Patchwork PATCH: PR target/45483: probably wrong optimization options chosen by "-march=native"

login
register
mail settings
Submitter H.J. Lu
Date Sept. 6, 2010, 3:06 p.m.
Message ID <20100906150656.GA11565@intel.com>
Download mbox | patch
Permalink /patch/63929/
State New
Headers show

Comments

H.J. Lu - Sept. 6, 2010, 3:06 p.m.
We may guess best options for -march=native.  We may leave out SSE3 or
SSSE3.  This patch adds it.  OK for trunk and 4.5?

Thanks.


H.J.
----
2010-09-06  H.J. Lu  <hongjiu.lu@intel.com>

	PR target/45483
	* config/i386/driver-i386.c (host_detect_local_cpu): Add -mssse3
	or -msse3 if needed.
Uros Bizjak - Sept. 7, 2010, 6:06 a.m.
On Mon, Sep 6, 2010 at 5:06 PM, H.J. Lu <hongjiu.lu@intel.com> wrote:

> We may guess best options for -march=native.  We may leave out SSE3 or
> SSSE3.  This patch adds it.  OK for trunk and 4.5?

Why? -march=native should enable all features, otherwise -mtune should be used.

Uros.
H.J. Lu - Sept. 7, 2010, 12:57 p.m.
On Mon, Sep 6, 2010 at 11:06 PM, Uros Bizjak <ubizjak@gmail.com> wrote:
> On Mon, Sep 6, 2010 at 5:06 PM, H.J. Lu <hongjiu.lu@intel.com> wrote:
>
>> We may guess best options for -march=native.  We may leave out SSE3 or
>> SSSE3.  This patch adds it.  OK for trunk and 4.5?
>
> Why? -march=native should enable all features, otherwise -mtune should be used.
>

When we guess, we do

              if (has_ssse3)
                /* If it is an unknown CPU with SSSE3, assume Core 2.  */
                cpu = "core2";
              else if (has_sse3)
                /* It is Core Duo.  */
                cpu = "pentium-m";

Core Duo has SSE3, but Pentium M only enables SSE2. When you use
-march=native on Core Duo, SSE3 isn't enabled. My patch fixes it.

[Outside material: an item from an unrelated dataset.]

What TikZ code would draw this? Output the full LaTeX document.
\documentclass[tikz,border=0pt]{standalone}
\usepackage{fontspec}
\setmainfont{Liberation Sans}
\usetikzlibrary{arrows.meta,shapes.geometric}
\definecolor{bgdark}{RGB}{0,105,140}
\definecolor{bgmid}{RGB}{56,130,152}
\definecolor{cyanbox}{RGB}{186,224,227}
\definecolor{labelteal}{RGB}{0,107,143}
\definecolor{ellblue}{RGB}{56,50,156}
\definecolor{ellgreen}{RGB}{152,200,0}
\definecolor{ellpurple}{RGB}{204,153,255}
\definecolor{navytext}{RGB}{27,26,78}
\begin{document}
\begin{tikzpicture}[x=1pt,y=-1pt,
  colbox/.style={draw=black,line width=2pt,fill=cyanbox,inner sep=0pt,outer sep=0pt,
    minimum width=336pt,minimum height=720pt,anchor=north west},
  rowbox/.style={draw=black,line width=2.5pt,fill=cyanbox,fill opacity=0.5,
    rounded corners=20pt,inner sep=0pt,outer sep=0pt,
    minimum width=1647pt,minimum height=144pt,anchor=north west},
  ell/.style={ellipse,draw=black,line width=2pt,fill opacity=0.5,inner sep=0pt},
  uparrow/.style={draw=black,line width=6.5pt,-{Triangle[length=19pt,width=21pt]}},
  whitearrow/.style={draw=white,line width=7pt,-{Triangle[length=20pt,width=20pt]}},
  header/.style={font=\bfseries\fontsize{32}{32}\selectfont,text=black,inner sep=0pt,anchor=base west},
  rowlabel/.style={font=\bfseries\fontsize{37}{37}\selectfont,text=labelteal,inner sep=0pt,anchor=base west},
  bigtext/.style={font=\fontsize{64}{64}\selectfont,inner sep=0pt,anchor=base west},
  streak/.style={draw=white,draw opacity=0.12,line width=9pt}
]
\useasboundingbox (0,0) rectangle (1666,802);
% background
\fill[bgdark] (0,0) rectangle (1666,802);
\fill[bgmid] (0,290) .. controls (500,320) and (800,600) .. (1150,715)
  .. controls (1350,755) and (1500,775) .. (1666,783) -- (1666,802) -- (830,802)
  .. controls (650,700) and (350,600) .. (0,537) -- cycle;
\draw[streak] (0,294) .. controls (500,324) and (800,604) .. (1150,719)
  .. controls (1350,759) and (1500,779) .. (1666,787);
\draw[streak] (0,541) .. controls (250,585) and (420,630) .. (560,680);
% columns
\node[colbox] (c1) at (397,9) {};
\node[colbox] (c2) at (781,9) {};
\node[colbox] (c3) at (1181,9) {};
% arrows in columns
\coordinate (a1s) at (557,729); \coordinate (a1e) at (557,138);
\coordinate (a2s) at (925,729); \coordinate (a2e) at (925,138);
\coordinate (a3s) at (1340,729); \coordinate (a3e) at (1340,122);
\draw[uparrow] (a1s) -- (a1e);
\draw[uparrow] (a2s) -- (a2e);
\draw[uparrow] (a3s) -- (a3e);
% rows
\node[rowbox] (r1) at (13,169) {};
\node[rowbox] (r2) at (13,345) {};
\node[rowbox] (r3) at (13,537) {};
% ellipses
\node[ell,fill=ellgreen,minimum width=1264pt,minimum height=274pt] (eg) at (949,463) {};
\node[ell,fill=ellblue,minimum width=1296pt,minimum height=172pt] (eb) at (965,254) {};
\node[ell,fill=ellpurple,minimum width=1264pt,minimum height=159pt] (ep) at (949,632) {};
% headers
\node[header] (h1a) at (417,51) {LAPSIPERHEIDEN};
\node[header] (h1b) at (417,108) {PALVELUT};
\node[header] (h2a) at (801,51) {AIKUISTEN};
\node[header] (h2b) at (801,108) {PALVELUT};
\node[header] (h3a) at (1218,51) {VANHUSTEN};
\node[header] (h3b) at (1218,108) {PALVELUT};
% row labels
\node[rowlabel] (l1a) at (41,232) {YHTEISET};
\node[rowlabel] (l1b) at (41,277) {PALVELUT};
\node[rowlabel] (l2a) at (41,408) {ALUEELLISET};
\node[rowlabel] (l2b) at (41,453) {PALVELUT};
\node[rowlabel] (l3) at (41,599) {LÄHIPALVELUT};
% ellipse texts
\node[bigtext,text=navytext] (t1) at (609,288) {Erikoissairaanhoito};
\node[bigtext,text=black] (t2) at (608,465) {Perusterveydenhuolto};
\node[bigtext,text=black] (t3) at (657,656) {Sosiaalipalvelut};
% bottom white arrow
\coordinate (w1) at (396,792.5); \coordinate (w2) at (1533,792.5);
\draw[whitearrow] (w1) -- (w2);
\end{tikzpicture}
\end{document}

BTW, Core 2 enables SSSE3.

Patch

diff --git a/gcc/config/i386/driver-i386.c b/gcc/config/i386/driver-i386.c
index 8a76857..d132582 100644
--- a/gcc/config/i386/driver-i386.c
+++ b/gcc/config/i386/driver-i386.c
@@ -549,6 +549,9 @@  const char *host_detect_local_cpu (int argc, const char **argv)
 	case 0x26:
 	  /* Atom.  */
 	  cpu = "atom";
+	  /* No need to add -mssse3, -msse3.  */
+	  has_sse3 = 0;
+	  has_ssse3 = 0;
 	  break;
 	case 0x1a:
 	case 0x1e:
@@ -556,20 +559,34 @@  const char *host_detect_local_cpu (int argc, const char **argv)
 	case 0x2e:
 	  /* FIXME: Optimize for Nehalem.  */
 	  cpu = "core2";
+	  /* No need to add -mssse3, -msse3.
+	     FIXME: No need for -msse4.2.  */
+	  has_sse3 = 0;
+	  has_ssse3 = 0;
 	  break;
 	case 0x25:
 	case 0x2f:
 	  /* FIXME: Optimize for Westmere.  */
 	  cpu = "core2";
+	  /* No need to add -mssse3, -msse3.
+	     FIXME: No need for -msse4.2.  */
+	  has_sse3 = 0;
+	  has_ssse3 = 0;
 	  break;
 	case 0x17:
 	case 0x1d:
 	  /* Penryn.  FIXME: -mtune=core2 is slower than -mtune=generic  */
 	  cpu = "core2";
+	  /* No need to add -mssse3, -msse3.  */
+	  has_sse3 = 0;
+	  has_ssse3 = 0;
 	  break;
 	case 0x0f:
 	  /* Merom.  FIXME: -mtune=core2 is slower than -mtune=generic  */
 	  cpu = "core2";
+	  /* No need to add -mssse3, -msse3.  */
+	  has_sse3 = 0;
+	  has_ssse3 = 0;
 	  break;
 	default:
 	  if (arch)
@@ -606,6 +623,8 @@  const char *host_detect_local_cpu (int argc, const char **argv)
 	    cpu = "nocona";
 	  else
 	    cpu = "prescott";
+	  /* No need to add -msse3.  */
+	  has_sse3 = 0;
 	}
       else
 	cpu = "pentium4";
@@ -693,6 +712,10 @@  const char *host_detect_local_cpu (int argc, const char **argv)
 	options = concat (options, " -msse4.2", NULL);
       else if (has_sse4_1)
 	options = concat (options, " -msse4.1", NULL);
+      else if (has_ssse3)
+	options = concat (options, " -mssse3", NULL);
+      else if (has_sse3)
+	options = concat (options, " -msse3", NULL);
     }
 
 done: